A. そんなに罪悪感を感じる必要はない。というのも、宝塚歌劇にそのような規範があることにすでに気付いており、それについて話す機会を持っているから。規範を問い直すような新たな作品が生まれることを望んで、ファンとして感想を言ったり批評をしたりすることで、宝塚が変わっていく可能性があるのでは。

感想

最後に、参加者の方の感想を一部ご紹介します。

舞台を観て「べつにスッキリする必要はない」ということを意識として持っておくと今後よりいろいろな舞台を楽しめる気がしました。また、「楽しんで観ていた舞台の制作環境に問題があったことが発覚した場合どうするか」のお話にたいへん励まされました。

いろいろ具体的な芝居のお話を伺ったので、観たい気持ちが盛り上がりました。感想戦や、批評(すぐには難しいかもしれないですが)によって、より楽しめる方向性を示していただいたと思います。ありがとうございます。

終わりに

このイベント、企画して本当に良かったです!
今まで舞台を観る中で何となく抱いていたモヤモヤについて、このイベントを通して言語化されることにより解像度が上がったような気がしています。モヤモヤをすっきりさせる必要は無いという先生のお話にもエンパワーメントされました。
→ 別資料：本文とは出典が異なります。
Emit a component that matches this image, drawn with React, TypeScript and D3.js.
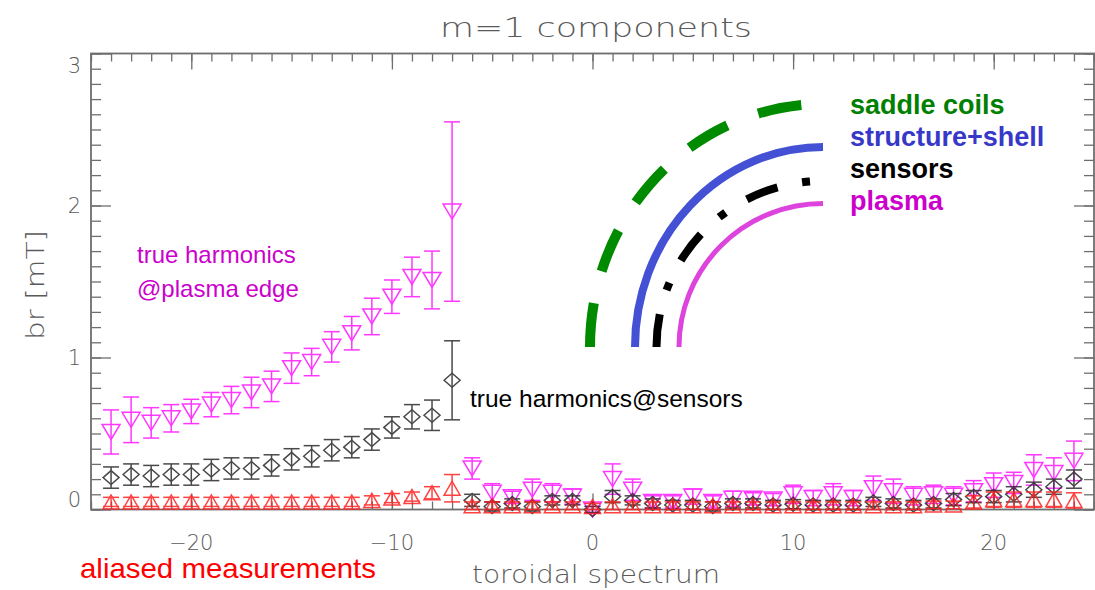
import React, { useEffect, useRef } from 'react'
import * as d3 from 'd3'

// toroidal mode numbers n
const harmonicN = [-24, -23, -22, -21, -20, -19, -18, -17, -16, -15, -14, -13, -12, -11, -10, -9, -8, -7,
  -6, -5, -4, -3, -2, -1, 0, 1, 2, 3, 4, 5, 6, 7, 8, 9, 10, 11, 12, 13, 14, 15, 16, 17, 18, 19, 20, 21, 22, 23, 24]

// true harmonics @ plasma edge (magenta, triangle down)
const plasmaBr = [0.51, 0.59, 0.57, 0.60, 0.645, 0.69, 0.72, 0.77, 0.81, 0.93, 0.97, 1.07, 1.16, 1.27, 1.40, 1.53, 1.51, 1.96,
  0.27, 0.11, 0.08, 0.13, 0.11, 0.085, 0.0, 0.20, 0.13, 0.05, 0.05, 0.085, 0.05, 0.07, 0.07, 0.065, 0.10, 0.075, 0.10, 0.075,
  0.14, 0.12, 0.09, 0.10, 0.09, 0.12, 0.16, 0.175, 0.26, 0.24, 0.32]
const plasmaErr = [0.145, 0.15, 0.1, 0.09, 0.08, 0.08, 0.09, 0.1, 0.1, 0.1, 0.09, 0.1, 0.11, 0.12, 0.11, 0.13, 0.19, 0.59,
  0.07, 0.06, 0.04, 0.07, 0.06, 0.05, 0.02, 0.1, 0.07, 0.04, 0.04, 0.05, 0.04, 0.05, 0.04, 0.04, 0.06, 0.05, 0.07, 0.05,
  0.08, 0.08, 0.06, 0.06, 0.06, 0.07, 0.08, 0.07, 0.1, 0.1, 0.13]

// true harmonics @ sensors (black, diamond)
const sensorBr = [0.21, 0.23, 0.22, 0.23, 0.23, 0.26, 0.27, 0.27, 0.29, 0.33, 0.35, 0.39, 0.41, 0.46, 0.54, 0.61, 0.62, 0.85,
  0.06, 0.02, 0.04, 0.02, 0.06, 0.06, 0.0, 0.085, 0.06, 0.04, 0.03, 0.03, 0.02, 0.04, 0.04, 0.03, 0.035, 0.03, 0.03, 0.03,
  0.05, 0.04, 0.03, 0.04, 0.065, 0.085, 0.085, 0.10, 0.13, 0.15, 0.20]
const sensorErr = [0.07, 0.07, 0.07, 0.07, 0.07, 0.07, 0.07, 0.07, 0.07, 0.07, 0.07, 0.07, 0.07, 0.07, 0.07, 0.08, 0.1, 0.26,
  0.04, 0.03, 0.03, 0.03, 0.03, 0.03, 0.02, 0.04, 0.03, 0.03, 0.03, 0.03, 0.03, 0.03, 0.03, 0.03, 0.03, 0.03, 0.03, 0.03,
  0.03, 0.03, 0.03, 0.03, 0.04, 0.04, 0.04, 0.05, 0.05, 0.05, 0.06]

// aliased measurements (red, triangle up)
const aliasBr = [0.05, 0.05, 0.05, 0.05, 0.05, 0.05, 0.05, 0.05, 0.05, 0.05, 0.05, 0.05, 0.05, 0.06, 0.075, 0.085, 0.11, 0.14,
  0.025, 0.025, 0.025, 0.025, 0.025, 0.025, 0.02, 0.025, 0.025, 0.025, 0.025, 0.025, 0.025, 0.025, 0.025, 0.025, 0.025, 0.025, 0.025, 0.025,
  0.025, 0.025, 0.025, 0.03, 0.03, 0.05, 0.065, 0.065, 0.065, 0.065, 0.06]
const aliasErr = [0.03, 0.03, 0.03, 0.03, 0.03, 0.03, 0.03, 0.03, 0.03, 0.03, 0.03, 0.03, 0.03, 0.03, 0.03, 0.03, 0.04, 0.09,
  0.025, 0.025, 0.025, 0.025, 0.025, 0.025, 0.02, 0.025, 0.025, 0.025, 0.025, 0.025, 0.025, 0.025, 0.025, 0.025, 0.025, 0.025, 0.025, 0.025,
  0.025, 0.025, 0.025, 0.025, 0.025, 0.04, 0.05, 0.05, 0.05, 0.05, 0.05]

const xTickValues = [-20, -10, 0, 10, 20]
const xTickLabels = ['\u221220', '\u221210', '0', '10', '20']
const yTickValues = [0, 1, 2, 3]
const yTickLabels = ['0', '1', '2', '3']

const legendNames = ['saddle coils', 'structure+shell', 'sensors', 'plasma']

export default function App() {
  const ref = useRef<SVGSVGElement>(null)

  useEffect(() => {
    const svg = d3.select(ref.current)
    svg.selectAll('*').remove()

    const left = 91, right = 1094, top = 53.5, bottom = 509.5
    const x = d3.scaleLinear().domain([-25, 25]).range([left, right])
    const y = d3.scaleLinear().domain([0, 3]).range([bottom, top])

    const axisColor = '#6e6e6e'
    const idlFont = "'DejaVu Sans', sans-serif"
    const arial = "'Liberation Sans', Arial, sans-serif"

    // ticks (IDL style, on all four sides)
    const minorX = d3.range(-25, 26)
    const minorY = d3.range(0, 31).map(i => i / 10)

    const addAxis = (axis, tx, ty) => {
      svg.append('g')
        .attr('transform', `translate(${tx},${ty})`)
        .call(axis)
        .call(g => g.select('.domain').remove())
        .call(g => g.selectAll('line').attr('stroke', axisColor).attr('stroke-width', 1.3))
        .call(g => g.selectAll('text').remove())
    }
    addAxis(d3.axisLeft(y).tickValues(minorY).tickSize(-10), left, 0)
    addAxis(d3.axisLeft(y).tickValues(yTickValues).tickSize(-20), left, 0)
    addAxis(d3.axisRight(y).tickValues(minorY).tickSize(-10), right, 0)
    addAxis(d3.axisRight(y).tickValues(yTickValues).tickSize(-20), right, 0)
    addAxis(d3.axisTop(x).tickValues(minorX).tickSize(-8), 0, top)
    addAxis(d3.axisTop(x).tickValues(xTickValues).tickSize(-16), 0, top)
    addAxis(d3.axisBottom(x).tickValues(minorX).tickSize(-8), 0, bottom)
    addAxis(d3.axisBottom(x).tickValues(xTickValues).tickSize(-16), 0, bottom)

    svg.append('rect')
      .attr('x', left).attr('y', top)
      .attr('width', right - left).attr('height', bottom - top)
      .attr('fill', 'none').attr('stroke', axisColor).attr('stroke-width', 1.8)

    // tick labels
    svg.append('g').selectAll('text')
      .data(yTickValues)
      .enter().append('text')
      .attr('x', 81)
      .attr('y', d => Math.min(Math.max(y(d), top + 12), bottom - 10))
      .attr('dy', '0.36em')
      .attr('text-anchor', 'end')
      .style('font-family', idlFont).style('font-weight', 200)
      .style('font-size', '21px').style('fill', '#5a5a5a')
      .text((d, i) => yTickLabels[i])

    svg.append('g').selectAll('text')
      .data(xTickValues)
      .enter().append('text')
      .attr('x', d => x(d))
      .attr('y', 550)
      .attr('text-anchor', 'middle')
      .style('font-family', idlFont).style('font-weight', 200)
      .style('font-size', '21px').style('fill', '#5a5a5a')
      .text((d, i) => xTickLabels[i])

    // titles
    svg.append('text')
      .attr('x', 440).attr('y', 37)
      .attr('textLength', 312).attr('lengthAdjust', 'spacingAndGlyphs')
      .style('font-family', idlFont).style('font-weight', 200)
      .style('font-size', '27px').style('fill', '#5a5a5a')
      .text('m=1  components')

    svg.append('text')
      .attr('x', 472).attr('y', 583)
      .attr('textLength', 248).attr('lengthAdjust', 'spacingAndGlyphs')
      .style('font-family', idlFont).style('font-weight', 200)
      .style('font-size', '24px').style('fill', '#5a5a5a')
      .text('toroidal spectrum')

    svg.append('text')
      .attr('transform', 'translate(44,285) rotate(-90)')
      .attr('text-anchor', 'middle')
      .attr('textLength', 110).attr('lengthAdjust', 'spacingAndGlyphs')
      .style('font-family', idlFont).style('font-weight', 200)
      .style('font-size', '24px').style('fill', '#5a5a5a')
      .text('br  [mT]')

    // series: error bars + symbols
    const triDown = (cx, cy) => `M${cx - 9},${cy - 7.5}L${cx + 9},${cy - 7.5}L${cx},${cy + 7.5}Z`
    const triUp = (cx, cy) => `M${cx - 8},${cy + 7}L${cx + 8},${cy + 7}L${cx},${cy - 7}Z`
    const diamond = (cx, cy) => `M${cx - 8},${cy}L${cx},${cy - 7}L${cx + 8},${cy}L${cx},${cy + 7}Z`

    const drawSeries = (vals, errs, color, symbol, opacity) => {
      const g = svg.append('g')
        .attr('fill', 'none')
        .attr('stroke', color)
        .attr('stroke-width', 1.5)
        .attr('opacity', opacity)
      harmonicN.forEach((n, i) => {
        const px = x(n)
        const y0 = y(vals[i] - errs[i]), y1 = y(vals[i] + errs[i])
        g.append('line').attr('x1', px).attr('x2', px).attr('y1', y0).attr('y2', y1)
        g.append('line').attr('x1', px - 8).attr('x2', px + 8).attr('y1', y0).attr('y2', y0)
        g.append('line').attr('x1', px - 8).attr('x2', px + 8).attr('y1', y1).attr('y2', y1)
        g.append('path').attr('d', symbol(px, y(vals[i])))
      })
    }
    drawSeries(plasmaBr, plasmaErr, '#ff22ff', triDown, 0.9)
    drawSeries(sensorBr, sensorErr, '#2a2a2a', diamond, 0.85)
    drawSeries(aliasBr, aliasErr, '#ff2020', triUp, 0.85)

    // annotations
    const note = (tx, ty, txt, color, size) =>
      svg.append('text').attr('x', tx).attr('y', ty)
        .style('font-family', arial).style('font-size', size + 'px')
        .style('fill', color).text(txt)
    note(137, 263, 'true harmonics', '#cc00cc', 24)
    note(137, 297, '@plasma edge', '#cc00cc', 24)
    note(470, 407, 'true harmonics@sensors', '#000000', 24.5)
    note(80, 578, 'aliased measurements', '#ff0000', 28)
      .attr('textLength', 296).attr('lengthAdjust', 'spacingAndGlyphs')

    // legend: quarter arcs with a common centre
    const cx = 823, cy = 347
    const arcs = [
      { rx: 233, ry: 243, color: '#008a00', w: 10, dash: '44 33' },
      { rx: 188, ry: 200, color: '#4451d4', w: 8, dash: null },
      { rx: 166.5, ry: 166, color: '#000000', w: 8, dash: '33 25 8 25' },
      { rx: 144, ry: 143.5, color: '#dd44dd', w: 5, dash: null },
    ]
    svg.append('g').selectAll('path')
      .data(arcs)
      .enter().append('path')
      .attr('d', d => `M${cx - d.rx},${cy} A${d.rx},${d.ry} 0 0 1 ${cx},${cy - d.ry}`)
      .attr('fill', 'none')
      .attr('stroke', d => d.color)
      .attr('stroke-width', d => d.w)
      .attr('stroke-dasharray', d => d.dash)

    const legendColors = ['#008000', '#3838c8', '#000000', '#cc00cc']
    svg.append('g').selectAll('text')
      .data(legendNames)
      .enter().append('text')
      .attr('x', 850)
      .attr('y', (d, i) => 114 + i * 32)
      .style('font-family', arial).style('font-weight', 'bold')
      .style('font-size', '27px')
      .style('fill', (d, i) => legendColors[i])
      .text(d => d)
  }, [])

  return (
    <svg ref={ref} width={1095} height={590}
      style={{ position: 'absolute', left: 0, top: 0, background: '#fff' }} />
  )
}
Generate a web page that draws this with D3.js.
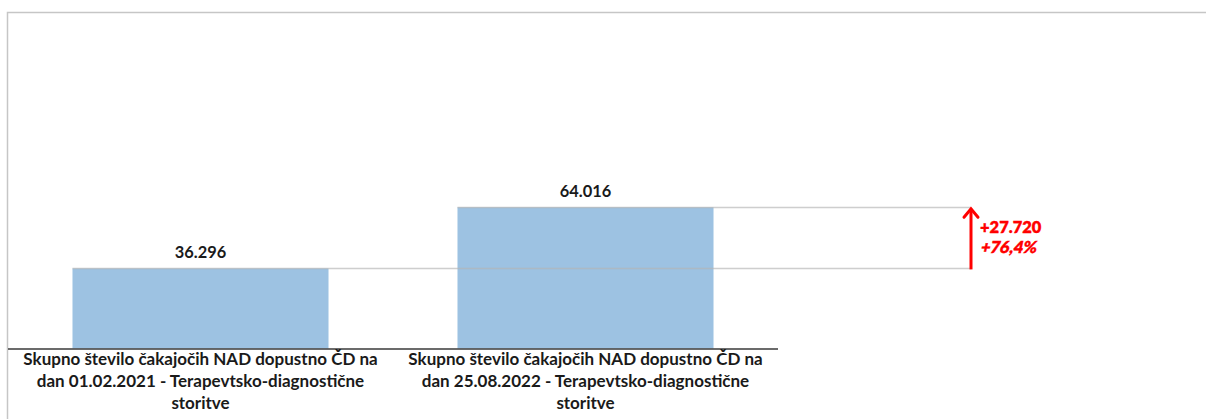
<!DOCTYPE html>
<html>
<head>
<meta charset="utf-8">
<script src="https://cdn.jsdelivr.net/npm/d3@7"></script>
<style>
  html, body { margin: 0; padding: 0; background: #ffffff; }
  svg { display: block; }
  text { font-family: Lato, "Noto Sans", sans-serif; }
</style>
</head>
<body>
<svg id="chart" width="1206" height="419"></svg>
<script>
// Waiting-list totals on two dates
const categories = [
  "Skupno število čakajočih NAD dopustno ČD na\ndan 01.02.2021 - Terapevtsko-diagnostične\nstoritve",
  "Skupno število čakajočih NAD dopustno ČD na\ndan 25.08.2022 - Terapevtsko-diagnostične\nstoritve"
];
const values = [36296, 64016];
const yDomain = [0, 150000];

const sl = d3.formatLocale({ decimal: ",", thousands: ".", grouping: [3], currency: ["", " €"] });
const fmtInt = sl.format(",d");
const fmtPct = sl.format(".1f");

const svg = d3.select("#chart");

// Frame (top and left edges)
svg.append("path")
  .attr("d", "M7.5,419 V12.5 H1206")
  .attr("fill", "none")
  .attr("stroke", "#c6c6c6")
  .attr("stroke-width", 1.5);

const x = d3.scaleBand()
  .domain(categories)
  .range([8, 778])
  .paddingInner(0.335)
  .paddingOuter(0.1675);

const y = d3.scaleLinear()
  .domain(yDomain)
  .range([348.5, 17.5]);

const data = categories.map((c, i) => ({ cat: c, value: values[i] }));

// Bars
svg.selectAll("rect.bar")
  .data(data)
  .join("rect")
  .attr("class", "bar")
  .attr("x", d => x(d.cat))
  .attr("y", d => y(d.value))
  .attr("width", x.bandwidth())
  .attr("height", d => y(0) - y(d.value))
  .attr("fill", "#9dc2e2");

// Value labels
svg.selectAll("text.val")
  .data(data)
  .join("text")
  .attr("class", "val")
  .attr("x", d => x(d.cat) + x.bandwidth() / 2)
  .attr("y", d => y(d.value) - 10)
  .attr("text-anchor", "middle")
  .attr("font-size", 16.4)
  .attr("font-weight", 700)
  .attr("fill", "#1a1a1a")
  .text(d => fmtInt(d.value));

// Comparison guide lines from each bar top to the arrow
const arrowX = 971;
svg.selectAll("line.guide")
  .data(data)
  .join("line")
  .attr("class", "guide")
  .attr("x1", d => x(d.cat))
  .attr("x2", arrowX)
  .attr("y1", d => Math.round(y(d.value)) + 0.5)
  .attr("y2", d => Math.round(y(d.value)) + 0.5)
  .attr("stroke", "#b4b4b4")
  .attr("stroke-opacity", 0.65)
  .attr("stroke-width", 1.5);

// Category axis
const xAxis = d3.axisBottom(x).tickSize(0).tickFormat("");
const gx = svg.append("g")
  .attr("transform", `translate(0,${y(0) + 0.5})`)
  .call(xAxis);
gx.select(".domain")
  .attr("d", "M8,0 H778")
  .attr("stroke", "#3a3a3a")
  .attr("stroke-width", 1.5);

gx.selectAll(".tick").each(function(d) {
  const lines = d.split("\n");
  const t = d3.select(this).append("text")
    .attr("text-anchor", "middle")
    .attr("font-size", 17)
    .attr("font-weight", 700)
    .attr("fill", "#1a1a1a");
  lines.forEach((ln, i) => {
    t.append("tspan")
      .attr("x", 0)
      .attr("y", 16 + i * 22.2)
      .text(ln);
  });
});

// Change arrow and annotation
const diff = values[1] - values[0];
const pct = diff / values[0] * 100;
const yTop = y(values[1]);
const yBot = y(values[0]);

svg.append("line")
  .attr("x1", arrowX).attr("x2", arrowX)
  .attr("y1", yBot + 1).attr("y2", yTop + 1.5)
  .attr("stroke", "#ff0000")
  .attr("stroke-width", 3);

svg.append("path")
  .attr("d", `M${arrowX - 7},${yTop + 10} L${arrowX},${yTop + 1.5} L${arrowX + 7},${yTop + 10}`)
  .attr("fill", "none")
  .attr("stroke", "#ff0000")
  .attr("stroke-width", 3)
  .attr("stroke-linecap", "round")
  .attr("stroke-linejoin", "miter");

svg.append("text")
  .attr("x", 980)
  .attr("y", 233)
  .attr("font-size", 16.5)
  .attr("font-weight", 800)
  .attr("fill", "#ff0000")
  .attr("stroke", "#ff0000")
  .attr("stroke-width", 0.3)
  .text("+" + fmtInt(diff));

// Percentage change, slanted
svg.append("g")
  .attr("transform", "translate(980,253) skewX(-12)")
  .append("text")
  .attr("x", 0)
  .attr("y", 0)
  .attr("font-size", 16.5)
  .attr("font-weight", 800)
  .attr("fill", "#ff0000")
  .attr("stroke", "#ff0000")
  .attr("stroke-width", 0.3)
  .text("+" + fmtPct(pct) + "%");
</script>
</body>
</html>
これからの観劇人生の中でモヤモヤに出会ったときは、「ふーん、おもしれーモヤモヤ」のような感じで受け止め、批評を書いてみたり、仲間と感想や考えを話し合ってみたりして楽しんでいきたいです。

快くご登壇をお引き受けくださった北村先生、一緒に準備をしてくれたGSセンターの学スタや職員さん、イベントに参加してくださった皆様すべてに感謝をこめて、ありがとうございました!